12. The only other grievance of the assessee is that the CIT(A) erred in upholding disallowance of UK (SIC) 430 being expenses incurred in connection with sale of the shares and debentures of Rallis. The expenses are in the nature of payment to ANZ International Merchant Banking, on account of reimbursing them for travelling expenses and allowances. It is not in dispute that the assessee has paid the same to ANZ International Merchant Banking, and that the payment is in settlement of invoice raised by ANZ International Merchant Banking.
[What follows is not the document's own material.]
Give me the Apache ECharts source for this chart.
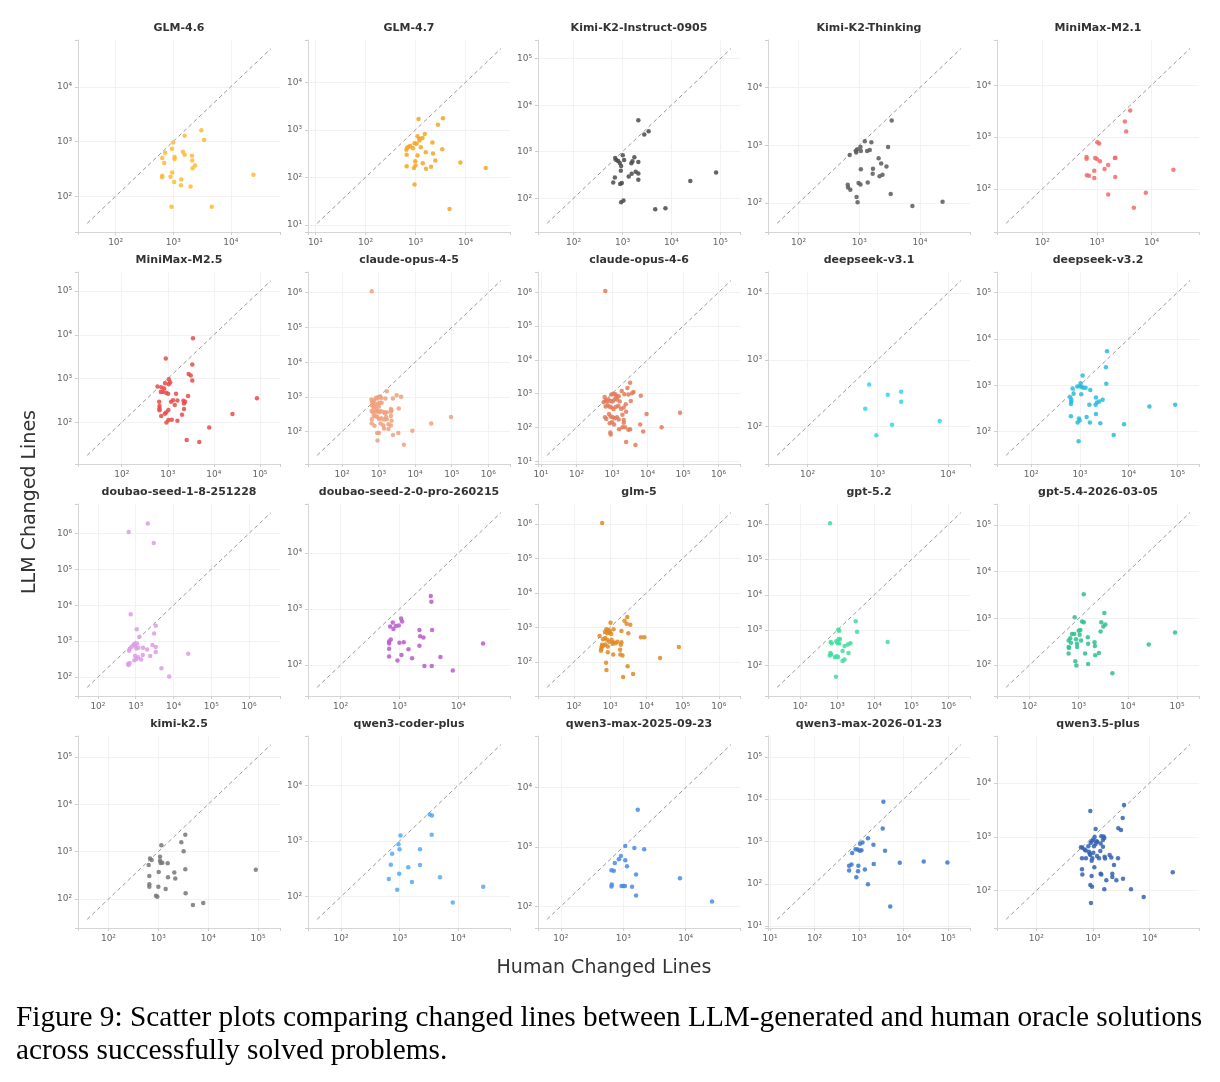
<!DOCTYPE html>
<html>
<head>
<meta charset="utf-8">
<script src="https://cdn.jsdelivr.net/npm/echarts@6/dist/echarts.min.js"></script>
<style>
  html, body { margin: 0; padding: 0; background: #fff; }
  #chart { width: 1220px; height: 1082px; }
</style>
</head>
<body>
<div id="chart"></div>
<script>
// [human changed lines, llm changed lines] per model
const glm46 = [[3080,1600],[1580,1270],[3430,1060],[1000,960],[725,624],[950,736],[643,500],[697,405],[1055,521],[1055,480],[1475,650],[1580,574],[2120,551],[2140,448],[2390,363],[2170,325],[960,272],[643,236],[643,223],[898,226],[1040,181],[1380,203],[1360,158],[2000,150],[24800,247],[935,64],[4670,64]]
const glm47 = [[1146,1683],[3516,1738],[2800,1267],[1528,815],[1095,730],[1182,653],[1200,594],[1375,674],[2170,541],[955,523],[1047,507],[1274,427],[655,382],[685,420],[728,440],[785,455],[665,297],[886,407],[3410,388],[1600,337],[2230,316],[1095,288],[2480,227],[985,217],[1395,197],[664,171],[2036,168],[1000,178],[928,158],[1620,151],[7850,206],[25200,158],[955,71],[4760,21.7]]
const kimiK2Instruct = [[2110,4720],[2790,2340],[3420,2755],[710,733],[745,665],[817,633],[883,574],[1015,836],[1080,665],[940,495],[925,388],[1750,757],[1597,622],[1520,565],[2110,603],[1864,369],[2110,340],[1545,335],[1343,294],[700,280],[647,219],[897,202],[970,212],[2110,250],[24300,234],[81700,357],[940,82],[1050,89],[4670,58],[7550,61]]
const kimiK2Thinking = [[3430,2700],[2990,936],[1235,1172],[1585,1127],[1050,936],[1064,798],[883,798],[930,853],[894,748],[1348,798],[1490,831],[697,681],[2085,597],[2300,483],[2810,428],[1064,385],[1687,391],[1666,320],[2420,308],[2163,292],[647,207],[655,186],[714,170],[975,221],[1050,210],[1382,227],[3300,143],[905,127],[940,103],[7520,89],[23600,105]]
const minimaxM21 = [[4070,3260],[3250,1983],[3440,1282],[1015,793],[1100,747],[647,411],[647,382],[930,394],[1000,377],[1135,340],[2135,394],[2180,398],[1610,290],[1380,243],[894,223],[655,184],[715,179],[894,162],[2165,169],[25200,233],[1610,78],[7870,84],[4750,43.5]]
const minimaxM25 = [[3520,8410],[905,2900],[3400,2094],[2840,1272],[3150,1188],[3400,902],[1050,966],[1123,828],[1050,747],[875,787],[598,662],[730,630],[834,598],[706,494],[780,494],[920,478],[1017,454],[1514,454],[2750,402],[650,295],[1180,295],[1300,322],[1618,316],[2180,311],[2250,271],[2370,295],[1416,249],[660,236],[660,209],[660,189],[2250,202],[1033,192],[920,168],[862,159],[718,141],[2036,149],[1033,113],[1220,115],[935,100],[1618,109],[7930,77],[25300,156],[86100,356],[2570,39.5],[4820,35.6]]
const claudeOpus45 = [[637,841],[664,722],[740,787],[841,937],[918,897],[979,1000],[1113,1022],[1188,937],[650,581],[708,634],[789,647],[958,634],[1090,676],[1213,676],[1540,897],[2470,897],[1676,1446],[3130,1115],[4140,1020],[724,488],[789,532],[879,457],[1022,532],[650,393],[708,360],[841,376],[918,393],[1044,360],[1138,393],[1352,368],[1506,337],[1676,360],[2170,448],[2265,410],[2170,376],[3560,468],[650,228],[650,176],[740,284],[841,284],[918,266],[1022,233],[1188,244],[1412,223],[1607,266],[1676,228],[2170,284],[2265,205],[773,148],[1138,172],[1352,151],[1866,165],[2170,151],[918,92],[1022,92],[1412,124],[1866,119],[2470,80],[3480,92],[938,56],[4920,42],[8400,107],[27500,172],[95700,266],[650,1100000]]
const claudeOpus46 = [[958,936],[1091,1000],[1242,957],[1327,836],[1545,836],[2233,957],[581,560],[662,640],[722,585],[788,683],[917,611],[1044,585],[1190,683],[1386,668],[1648,585],[2437,489],[3375,611],[662,418],[754,457],[859,409],[979,391],[1115,350],[1297,409],[1511,428],[1798,357],[2138,391],[2490,292],[634,200],[692,179],[822,250],[917,209],[1044,200],[1190,187],[1386,200],[1545,171],[1960,239],[2138,167],[859,134],[1000,143],[1139,122],[1578,89],[1960,102],[2333,102],[2138,137],[3230,89],[2900,85],[897,71],[917,62],[3230,2090],[2720,1463],[1880,1196],[4020,1118],[3680,1023],[2900,936],[6470,874],[620,800],[2490,37],[4570,30],[82200,273],[24900,102],[6190,122],[9380,250],[7530,76],[647,1100000]]
const deepseekV31 = [[757,425],[1394,298],[2163,331],[2163,235],[666,185],[1602,106],[958,74],[7660,121]]
const deepseekV32 = [[3590,5400],[3420,2440],[3470,1067],[1135,1626],[1033,1102],[881,937],[1000,953],[1082,922],[1170,878],[1307,878],[707,851],[1630,784],[1065,635],[741,656],[632,549],[664,482],[664,437],[654,391],[2133,540],[2236,424],[2100,378],[2925,482],[1556,378],[2495,445],[654,214],[954,191],[985,174],[896,157],[1370,207],[2133,240],[1603,157],[2617,150],[939,61.5],[4920,84],[8020,143],[26600,348],[89600,378]]
const doubaoSeed18 = [[2085,1880000],[652,1090000],[3006,540000],[736,5650],[1063,2140],[3400,2700],[3070,1626],[1251,1316],[885,810],[980,745],[1085,863],[1177,656],[1042,629],[783,698],[693,603],[666,542],[1566,656],[2000,590],[2767,776],[3394,683],[3394,498],[2404,387],[1533,412],[1153,355],[960,394],[922,294],[1042,320],[693,248],[652,218],[626,233],[1386,306],[24500,448],[4800,177],[7670,104]]
const doubaoSeed20 = [[3400,1714],[3480,1345],[1067,676],[1110,600],[771,575],[695,490],[791,440],[866,497],[975,511],[2183,423],[3580,423],[2240,327],[2552,310],[713,286],[668,264],[668,243],[1000,250],[1184,257],[668,196],[2183,221],[1421,191],[1081,152],[668,142],[925,121],[1640,133],[4955,140],[2655,96],[3530,96],[8020,80.5],[26200,243]]
const glm5 = [[600,1070000],[2960,2020],[2490,1550],[2840,1273],[3600,1191],[1022,1360],[1243,877],[2045,786],[3160,674],[7060,518],[8780,518],[23800,130],[78700,268],[788,877],[878,839],[979,785],[722,751],[822,674],[937,704],[1067,645],[510,565],[634,454],[722,495],[822,435],[937,381],[1091,435],[1216,373],[1416,349],[1578,381],[1960,313],[2048,373],[594,313],[647,293],[737,320],[859,281],[1164,334],[1880,225],[1920,162],[2186,152],[1216,162],[859,189],[569,235],[581,268],[556,211],[770,94],[788,58],[3030,75],[2280,36.5],[4285,44]]
const gpt52 = [[637,1080000],[3150,1783],[3415,898],[1063,1021],[1130,958],[664,462],[706,424],[940,483],[1086,550],[1178,561],[1021,424],[1131,424],[1570,357],[1925,390],[2268,424],[1388,254],[650,223],[692,205],[625,192],[866,169],[960,180],[1042,173],[2005,223],[1570,146],[1388,134],[921,47.7],[22900,462]]
const gpt54 = [[1267,3290],[3320,1294],[828,1049],[1000,542],[1082,560],[1171,851],[1267,825],[730,461],[815,461],[674,374],[624,334],[695,299],[624,243],[633,231],[624,176],[881,357],[925,285],[925,243],[1048,447],[1117,334],[1531,393],[1555,285],[2100,309],[2167,162],[2877,825],[3162,668],[3475,736],[2786,525],[2133,255],[2576,181],[1350,176],[855,121],[896,98],[1555,105],[4840,67],[26600,276],[91000,500]]
const kimiK25 = [[3470,2270],[2884,1580],[1148,1371],[3213,1016],[681,718],[736,664],[1080,776],[1080,643],[1113,575],[1202,585],[1538,567],[641,524],[1016,370],[3470,427],[2090,365],[2188,270],[1561,288],[660,306],[660,206],[660,182],[1000,182],[1402,163],[898,117],[955,112],[3524,133],[4935,75],[7943,83],[89800,413]]
const qwen3CoderPlus = [[3270,2977],[3580,2857],[3540,1291],[1040,1257],[961,874],[1000,714],[748,591],[2233,714],[710,374],[2233,369],[1408,336],[987,257],[656,207],[4906,224],[1627,183],[912,133],[8100,78.5],[26800,150]]
const qwen3Max0923 = [[1708,4230],[1078,1038],[1507,963],[2163,916],[917,702],[851,618],[733,538],[1078,596],[1147,474],[647,407],[706,397],[1604,345],[8090,297],[655,233],[647,216],[939,219],[1000,219],[1064,219],[1383,214],[1604,152],[26400,121]]
const qwen3Max0123 = [[3520,8690],[3400,2018],[1585,1192],[1194,950],[1055,884],[1036,601],[1132,622],[838,656],[932,644],[701,531],[2104,839],[3844,601],[677,287],[599,268],[599,205],[966,268],[2140,292],[948,199],[1352,217],[868,142],[1585,98],[8220,313],[28400,336],[96600,319],[5012,29]]
const qwen35Plus = [[1403,1028],[1542,1014],[1585,946],[1500,871],[1070,986],[1000,883],[947,824],[1145,824],[1115,736],[1365,747],[909,769],[828,668],[1042,668],[1192,813],[614,641],[649,624],[713,582],[743,558],[850,528],[897,460],[1014,507],[974,400],[947,358],[1056,272],[874,486],[1177,442],[1276,400],[1606,424],[1629,395],[1966,460],[2107,412],[2348,299],[2763,400],[1500,650],[1347,543],[640,400],[752,400],[640,250],[649,200],[947,187],[1365,206],[1403,200],[2192,206],[2192,179],[1718,156],[2582,156],[3383,167],[897,127],[960,118],[1585,106],[4686,106],[7834,76],[25500,220],[922,59],[897,2994],[3523,3890],[3340,2234],[2800,1434],[3120,1339],[1115,1395]]

const panelData = [glm46, glm47, kimiK2Instruct, kimiK2Thinking, minimaxM21,
  minimaxM25, claudeOpus45, claudeOpus46, deepseekV31, deepseekV32,
  doubaoSeed18, doubaoSeed20, glm5, gpt52, gpt54,
  kimiK25, qwen3CoderPlus, qwen3Max0923, qwen3Max0123, qwen35Plus]

const modelNames = ['GLM-4.6', 'GLM-4.7', 'Kimi-K2-Instruct-0905', 'Kimi-K2-Thinking', 'MiniMax-M2.1',
  'MiniMax-M2.5', 'claude-opus-4-5', 'claude-opus-4-6', 'deepseek-v3.1', 'deepseek-v3.2',
  'doubao-seed-1-8-251228', 'doubao-seed-2-0-pro-260215', 'glm-5', 'gpt-5.2', 'gpt-5.4-2026-03-05',
  'kimi-k2.5', 'qwen3-coder-plus', 'qwen3-max-2025-09-23', 'qwen3-max-2026-01-23', 'qwen3.5-plus']

const modelColors = ['#FDBA35', '#F5A623', '#4a4a4a', '#5a5a5a', '#F26B6B',
  '#E84A4A', '#F0A07C', '#E07B5A', '#30D5F0', '#27BCDD',
  '#DD9BE6', '#B85BC9', '#E08A24', '#3FDDA0', '#2FBF8C',
  '#777777', '#55A8F2', '#4A8AE6', '#3B76CF', '#3461B0']

const supDigits = ['\u2070', '\u00b9', '\u00b2', '\u00b3', '\u2074', '\u2075', '\u2076', '\u2077']

const FONT = '"DejaVu Sans", "Noto Sans", sans-serif'

// layout of the 4x5 grid
const colLeft = [78, 308, 538, 768, 997]
const rowTop = [40, 272, 504, 736]
const cellW = 202
const cellH = 192

function powLabel(v) {
  const lg = Math.log10(v)
  const e = Math.round(lg)
  if (Math.abs(lg - e) > 1e-6) return ''
  return '10' + supDigits[e]
}

function makeAxis(idx, min, max) {
  return {
    type: 'log',
    logBase: 10,
    gridIndex: idx,
    min: min,
    max: max,
    axisLine: { show: true, lineStyle: { color: '#d6d6d6', width: 1 } },
    axisTick: { show: true, length: 3, lineStyle: { color: '#cfcfcf' } },
    axisLabel: { formatter: powLabel, color: '#666', fontSize: 9, fontFamily: FONT, margin: 6 },
    splitLine: { show: true, showMinLine: false, showMaxLine: false, lineStyle: { color: '#f2f2f2', width: 1 } }
  }
}

const grid = []
const xAxis = []
const yAxis = []
const series = []
const graphic = []

panelData.forEach((pts, i) => {
  const r = Math.floor(i / 5)
  const c = i % 5
  grid.push({ left: colLeft[c], top: rowTop[r], width: cellW, height: cellH })

  // y = x reference spans half the smallest to twice the largest value
  const vals = pts.flat()
  const lo = Math.min(...vals) / 2
  const hi = Math.max(...vals) * 2
  const pad = 0.05 * Math.log10(hi / lo)
  const axMin = lo / Math.pow(10, pad)
  const axMax = hi * Math.pow(10, pad)

  xAxis.push(makeAxis(i, axMin, axMax))
  yAxis.push(makeAxis(i, axMin, axMax))

  series.push({
    type: 'line',
    xAxisIndex: i,
    yAxisIndex: i,
    data: [[lo, lo], [hi, hi]],
    symbol: 'none',
    silent: true,
    lineStyle: { color: '#999', width: 1, type: [4, 3] },
    z: 1
  })
  series.push({
    type: 'scatter',
    name: modelNames[i],
    xAxisIndex: i,
    yAxisIndex: i,
    data: pts,
    symbolSize: 4.5,
    itemStyle: { color: modelColors[i], opacity: 0.85 },
    z: 2
  })

  graphic.push({
    type: 'text',
    x: colLeft[c] + cellW / 2,
    y: rowTop[r] - 12,
    style: {
      text: modelNames[i],
      fill: '#333',
      font: 'bold 11px ' + FONT,
      align: 'center',
      verticalAlign: 'middle'
    }
  })
})

graphic.push({
  type: 'text',
  x: 30,
  y: 502,
  rotation: Math.PI / 2,
  style: { text: 'LLM Changed Lines', fill: '#333', font: '19px ' + FONT, align: 'center', verticalAlign: 'middle' }
})
graphic.push({
  type: 'text',
  x: 604,
  y: 968,
  style: { text: 'Human Changed Lines', fill: '#333', font: '19px ' + FONT, align: 'center', verticalAlign: 'middle' }
})
graphic.push({
  type: 'text',
  x: 16,
  y: 1018,
  style: {
    text: 'Figure 9: Scatter plots comparing changed lines between LLM-generated and human oracle solutions',
    fill: '#000', font: '29.3px "Liberation Serif", serif', align: 'left', verticalAlign: 'middle'
  }
})
graphic.push({
  type: 'text',
  x: 16,
  y: 1051,
  style: {
    text: 'across successfully solved problems.',
    fill: '#000', font: '29.3px "Liberation Serif", serif', align: 'left', verticalAlign: 'middle'
  }
})

const chart = echarts.init(document.getElementById('chart'), null, { renderer: 'canvas' })
chart.setOption({
  animation: false,
  backgroundColor: '#fff',
  grid,
  xAxis,
  yAxis,
  series,
  graphic
})
</script>
</body>
</html>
13. During the assessment proceedings, the Assessing Officer disallowed the above expenditure as, according to the Assessing Officer, "no evidence has been produced to substantiate the claim". In appeal, CIT(A) confirmed the disallowance by observing that "it is seen that no further evidence has been produced even during the appellate proceedings". Apparently, authorities below appear to be unsatisfied because vouchers in support of expenses having actually been incurred by ANZ International Merchant Banking wee not furnished to them.

Aggrieved by the disallowance, assessee is in further appeal before us.

14. Having heard the rival contentions and having perused the material before us, we are not inclined to uphold this disallowance for the reason that, in our considered view, adequate material has all along been furnished by the assessee before the authorities, and copies of that material has also been filed before us. The assessee has filed copies of relevant invoices, as also copy of the agreement under which the payments were made to the bank. Perhaps, the authorities below were not satisfied with this material for the reason that factum of expenditure having been actually incurred by the ANZ International Merchant Banking was not established by assessee's furnishing the evidence by way of supporting vouchers for expenses in their hands.

Even if that be so, in our considered view, such an exercise was not really necessary. The factum of expenditure by this assessee, genuineness of expense and also purpose of expense is clearly established by the assessee. Accordingly, we deem it fit and proper to delete this disallowance of UK (SIC) 430.